What also caught my attention, however, was her mention of chronic list fatigue. “The G1000 appears to be an appropriate solution to what has become ‘ranking-fatigue’ over the past few years. The multitude of rankings, ratings, lists and proud press releases, including the most recent DJSI 2010 pronouncements, which together show little or no correlation between the most sustainable corporate citizens in each list, not only confuses, but can positively mislead.” I was glad she mentioned the fatigue issue which I believe I have remarked on as well. We often get called about reputation rankings (which we call Scorecards and fall under our Scoreboxx offering) . We are often asked which one to believe and what is the difference between this one and another one and what is the most important. We also get asked for estimates on how long it takes to apply for a particular ranking. Surprisingly, we have an idea. As reputation scorecard experts, I would answer, “it depends.” It depends on the quality of the ranker and importantly, who did the rating — employees, investors, consumers, executives, industry peers, etc. There are as many answers to what is important to a company as a reputation-builder as there are rankings. It would be great if there was just one ranking but there are many….in fact hundreds.
Just this week ,the Interbrand survey of top global brands was released.

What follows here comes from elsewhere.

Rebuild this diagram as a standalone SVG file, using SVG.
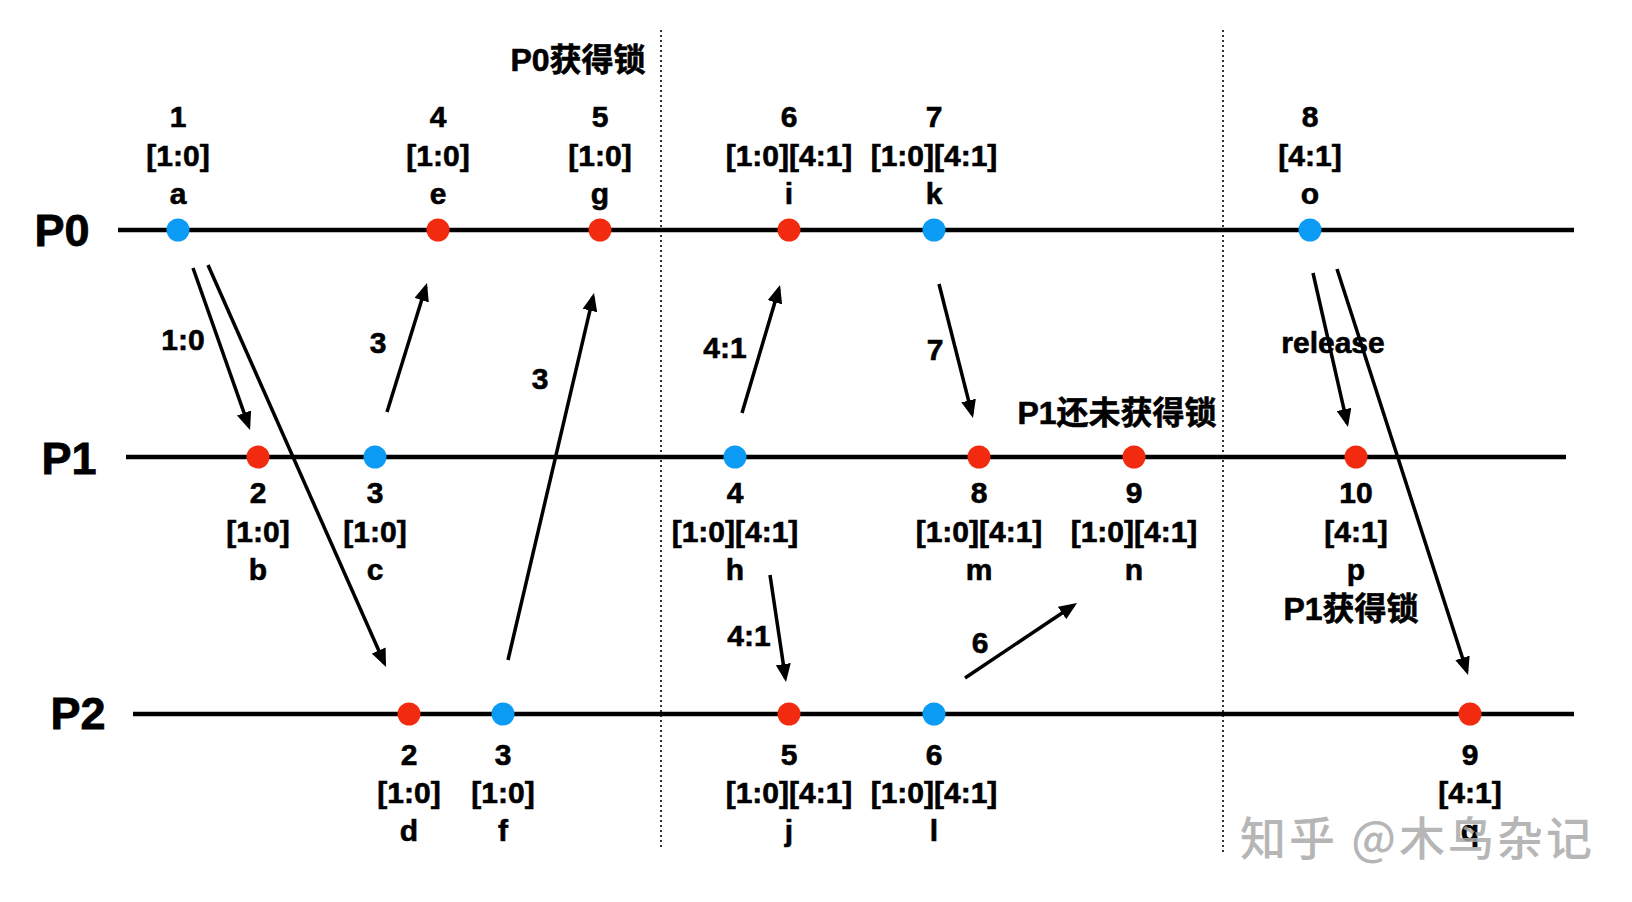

Over lunch last week, someone mentioned a survey that pitted non-Ivy league vs Ivy-league schools against each other according to employers. State schools won out for the best candidates for entry level positions. Penn State performed best and the Ivies were put to shame. The reasons why are enunciated in the article. An interesting read.
The Fortune World’s Most Admired is probably on its way to companies in the next few weeks. Ranking fever arrives. Wondering if there is a cure.